By SUZANNE DOWNING
During the bewildering Biden years, even Christmas on military bases became a casualty of the Democrat war on American culture. Across the ranks, the holiday that 90% of Americans celebrate was rebranded, softened, or scrubbed of any reference to what it actually is: Christmas. It was just “holiday.”
Joint Base Elmendorf-Richardson was no exception. Under the Biden Pentagon and the current JBER commander, Col. Lisa Mabbutt, the season was carefully reclassified. Gone were Christmas trees; in their place stood “holiday trees.” Releases described “tree-lighting ceremonies” as though the word Christmas had become classified material.
Last year’s JBER press release leaned all the way in. Not one mention of a Christmas tree – just a generic “tree” and a “holiday lighting.” It fit perfectly within the bureaucratic contortions we’d come to expect from a Defense Department intent on avoiding cultural friction, even if that means avoiding the country’s own traditions.
It also matched Mabbutt’s reputation: a commander who will open events with land acknowledgments about how her military base is on stolen land.
But something changed this year.
Although commander still could not utter the word “Christmas,” the institution around her – the Pentagon, the Department of War, and ultimately JBER’s own communications team – quietly put Christmas back in the Christmas tree.
The 2025 release did not tiptoe around the season. It stated plainly that the ceremony marked the beginning of Christmas, and it called the evergreen what it has been for generations: a Christmas tree. No euphemisms. No linguistic yoga. No apologies.
The contrast with 2024 could not be sharper. Last year’s release was the rhetorical equivalent of shrugging off the nation’s heritage. This year’s sounded like a base remembering who it is.
That shift did not occur in isolation. It came because President Donald Trump and Secretary of War Pete Hegseth have reoriented the Pentagon back toward normalcy. Celebrating Christmas is not exclusionary; pretending it isn’t Christmas has always been the thing that looked forced.
Still, Mabbutt’s personal discomfort with the word remains. Last year, her quote was a soft-focus nod to “celebrating the season.” This year, in a release explicitly about the Christmas tree lighting, she spoke only of operations tempo, partners, challenges, and readiness. Not a syllabl about the occasion at hand. One could read the entire statement and never guess she was attending a Christmas tree lighting ceremony.
Here’s what Col Mabbutt said about the Christmas tree lighting: “It has been an incredibly busy year here at JBER with expected and unexpected challenges.
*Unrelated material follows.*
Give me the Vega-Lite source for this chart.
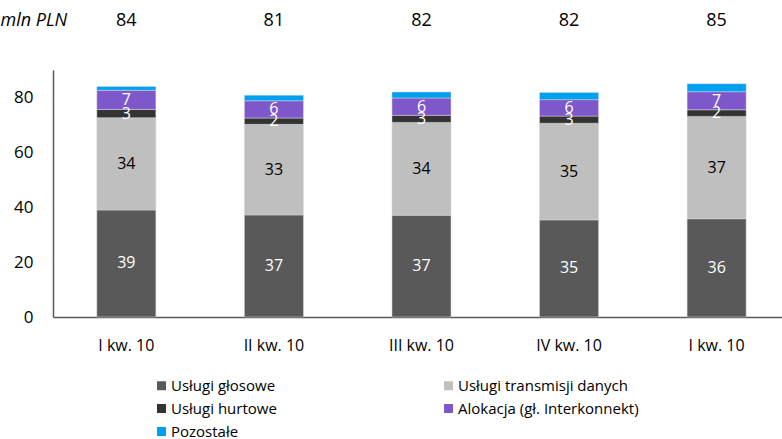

Together, we have knocked it out of the park, and no one knows better than Colonel Jimmy Howell how important this joint team is to projecting power across multiple theaters, to producing ready Airmen and Soldiers for a ready base and ready community. We couldn’t ask for better partners. This is a team effort and I’m always proud to share the load.”
Seriously?
And yet, even around commanders who avoid the word, the military culture is shifting back toward something more grounded and familiar. Christmas is woven into military life—into mess halls, barracks, family support centers, and the memories of service members who have spent December far from home. It is a tradition that has carried men and women through wartime deployments and cold nights in places far harsher than Anchorage.
Symbols matter. When the military refuses to say “Christmas,” it is not being neutral; it is erasing a shared tradition that has long strengthened the fabric of military communities.
When a base like JBER restores the word, it is performing a cultural course correction. It’s one small but meaningful step toward honoring its own history and the people who serve.
So yes, we can applaud JBER for turning the corner. One base cannot fix the Pentagon’s drift, but it can model the return to tradition.
Welcome back, Christmas tree. It’s good to see your name again.
Suzanne Downing is editor of The Alaska Story.



3 thoughts on “Welcome back to JBER, Christmas!”
Merry Christmas everyone.
Happy Advent!
The Christmas Season begins on December 25th.
Hey Colonel Mabbutt – MERRY CHRISTMAS. I hope you enjoy your Christmas TREE.